Q: How are regulators viewing third-party sustainability scores for compliance purposes? A: Regulatory acceptance of third-party scores is evolving. The European Commission's 2025 guidance on CSDDD implementation explicitly states that third-party sustainability assessments can form part of a company's due diligence process but cannot substitute for the company's own risk identification and mitigation efforts. The German Federal Office of Economics and Export Control (BAFA), which enforces the LkSG, has similarly indicated that supplier scores are useful screening tools but do not discharge a company's duty to conduct its own analysis.
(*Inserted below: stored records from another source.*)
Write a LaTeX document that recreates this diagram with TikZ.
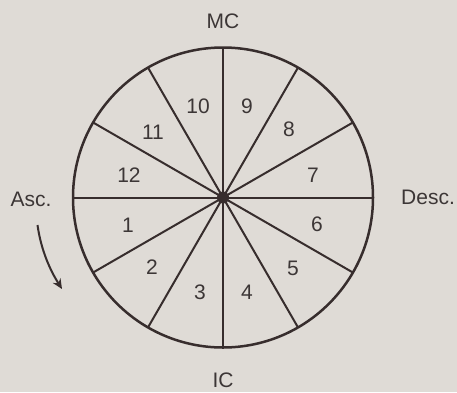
\documentclass[tikz,border=0pt]{standalone}
\usepackage{fontspec}
\setmainfont{Liberation Sans}
\usetikzlibrary{arrows.meta}
\definecolor{bg}{RGB}{223,219,214}
\definecolor{ink}{RGB}{55,45,45}
\definecolor{txt}{RGB}{60,54,54}
\begin{document}
\begin{tikzpicture}[x=1pt,y=-1pt,
  lbl/.style={text=txt,font=\fontsize{21}{23}\selectfont,inner sep=0pt},
  spoke/.style={draw=ink,line width=2pt}]
\fill[bg] (0,0) rectangle (457,392);
\useasboundingbox (0,0) rectangle (457,392);
\coordinate (c) at (223,197.5);
\draw[ink,line width=2.5pt] (c) circle (150);
\foreach \a in {0,30,...,330}{
  \draw[spoke] (c) -- ++({cos(\a)*150},{-sin(\a)*150});
}
\fill[ink] (c) circle (6);
\node[lbl] (mc) at (223,21) {MC};
\node[lbl] (ic) at (223,380) {IC};
\node[lbl] (asc) at (31,199) {Asc.};
\node[lbl] (desc) at (428,197) {Desc.};
\node[lbl] (h10) at (198,106) {10};
\node[lbl] (h9) at (247,106) {9};
\node[lbl] (h11) at (153,132) {11};
\node[lbl] (h8) at (289,129) {8};
\node[lbl] (h12) at (129,175) {12};
\node[lbl] (h7) at (313,175) {7};
\node[lbl] (h1) at (128,225) {1};
\node[lbl] (h6) at (317,224) {6};
\node[lbl] (h2) at (152,267) {2};
\node[lbl] (h5) at (293,268) {5};
\node[lbl] (h3) at (200,292) {3};
\node[lbl] (h4) at (247,292) {4};
\coordinate (as) at (37.5,225);
\coordinate (ae) at (62,289);
\draw[ink,line width=2pt,-{Stealth[length=10pt,width=9pt]}] (as) .. controls (41,250) and (50,270) .. (ae);
\end{tikzpicture}
\end{document}
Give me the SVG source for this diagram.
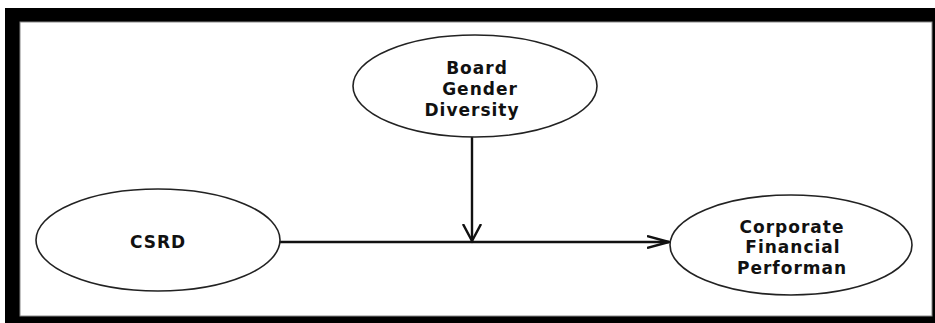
<svg xmlns="http://www.w3.org/2000/svg" width="935" height="323" viewBox="0 0 935 323">
<style>
.node ellipse{fill:#fff;stroke:#222;stroke-width:1.6}
.node text{font-family:"DejaVu Sans","Liberation Sans",sans-serif;font-weight:bold;font-size:17px;letter-spacing:1px;fill:#111;text-anchor:middle}
.conn{stroke:#111;stroke-width:2.4;fill:none}
</style>
<defs>
<marker id="arrV" markerUnits="userSpaceOnUse" viewBox="0 0 20 20" refX="17" refY="10" markerWidth="20" markerHeight="20" orient="auto">
<path d="M0,1 L17,10 L0,19" fill="none" stroke="#111" stroke-width="2.4"/>
</marker>
<marker id="arrH" markerUnits="userSpaceOnUse" viewBox="0 0 24 14" refX="22" refY="7" markerWidth="24" markerHeight="14" orient="auto">
<path d="M0,1 L22,7 L0,13" fill="none" stroke="#111" stroke-width="2.4"/>
</marker>
</defs>
<rect x="5" y="8" width="930" height="315" fill="#000"/>
<rect x="20" y="22" width="912" height="294" fill="#fff" stroke="#888" stroke-width="1"/>
<g id="connectors">
<line class="conn" x1="280" y1="242" x2="669" y2="242" marker-end="url(#arrH)"/>
<line class="conn" x1="472" y1="137" x2="472" y2="241" marker-end="url(#arrV)"/>
</g>
<g id="node-bgd" class="node">
<ellipse cx="475" cy="86" rx="122" ry="51"/>
<text x="477" y="74">Board</text>
<text x="480" y="95">Gender</text>
<text x="472" y="116">Diversity</text>
</g>
<g id="node-csrd" class="node">
<ellipse cx="158" cy="240" rx="122" ry="51"/>
<text x="158" y="248">CSRD</text>
</g>
<g id="node-cfp" class="node">
<ellipse cx="791" cy="245" rx="121" ry="50"/>
<text x="792" y="233">Corporate</text>
<text x="793" y="253">Financial</text>
<text x="792" y="274">Performan</text>
</g>
</svg>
This regulatory position means that scoring platforms must position themselves as enablers of due diligence rather than compliance shortcuts, and companies must maintain internal analytical capacity alongside platform subscriptions.
Sources
- Verdantix. (2025). Global Market Sizing: Supplier Sustainability Assessment Platforms 2024-2028. London: Verdantix Ltd.
- European Commission. (2024). Directive on Corporate Sustainability Due Diligence: Final Text and Implementation Guidelines. Brussels: European Commission.
- PRI (Principles for Responsible Investment). (2025). Annual Signatory Survey: Supply Chain ESG Integration Trends. London: PRI Association.
- EcoVadis. (2025). Business Sustainability Risk and Performance Index: 2024 Global Results. Paris: EcoVadis SAS.
- CDP. (2025). Supply Chain Report 2024-2025: Engaging Suppliers for a 1.5C World. London: CDP Worldwide.
- MIT Center for Transportation and Logistics. (2025). Scope 3 Emissions Estimation Accuracy: A Cross-Platform Comparison Study. Cambridge, MA: MIT CTL.
- Bain & Company. (2025). Procurement Excellence Benchmark: The ROI of Structured Supplier ESG Assessment. Boston, MA: Bain & Company Inc.